Continuing the grand tradition begun by the behaviourists of attempting to use the science of the mind to banish free will is Sam Harris’ opinion piece Free will is an illusion – and must be exposed (he also develops this theme in a recent book on the topic).

No doubt it will find a ready audience in those who like controlling other people, because making people question the efficacy of their own minds is a quick way to make them surrender their souls. Thus it is one long fallacy of self-exclusion: nowhere does Harris confess that he has no free will, that his opinions are the result of unconscious processes he cannot control, and that he doesn’t really know why he’s saying this stuff to other equally enslaved objects, except that I suppose he can’t help himself. Or perhaps he can’t help himself there, either.
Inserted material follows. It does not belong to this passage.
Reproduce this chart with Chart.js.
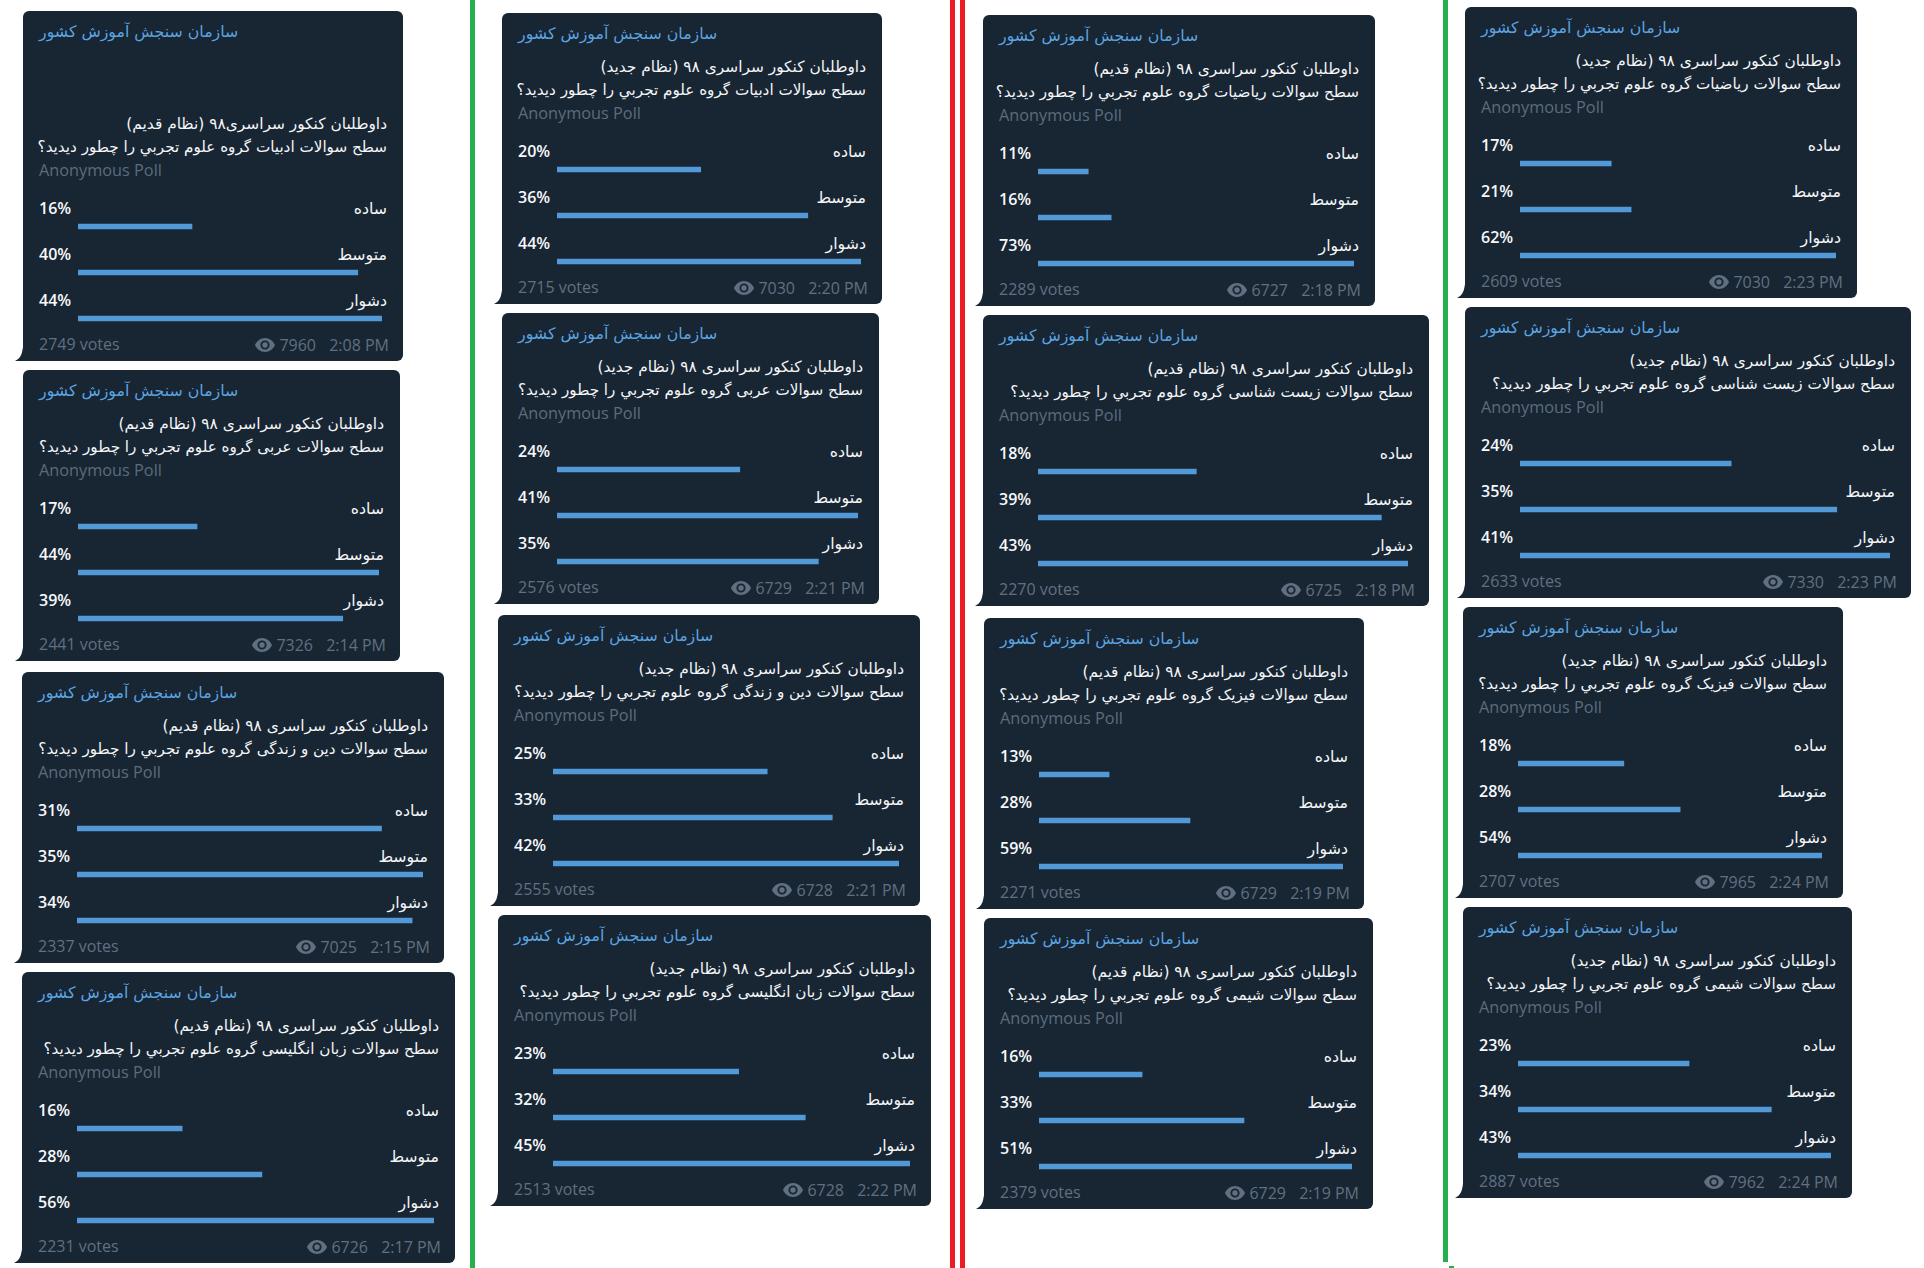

Indeed, the whole exercise relies on free will – for example the ability for people to change their minds. He even notes that one of his motives is he doesn’t think justice should include vengeance, and other such things he considers (?) to be primitive (?). What meaning does any of that have, in the absence of free will? He thinks that we should not seek vengeance because vicious criminals “aren’t responsible for it” – yet in that case why should we not seek vengeance: if they aren’t responsible for their criminal acts, why is he trying to make us guilty and responsible for how we respond?

I have shown elsewhere that free will, in every sense that matters – the sense to choose your values, choose how to pursue them, and act accordingly – is inherent in having a thinking mind. And despite his surface words, Harris agrees: for the whole purpose of his writings are to convince people to change their minds and change their attitudes and actions accordingly.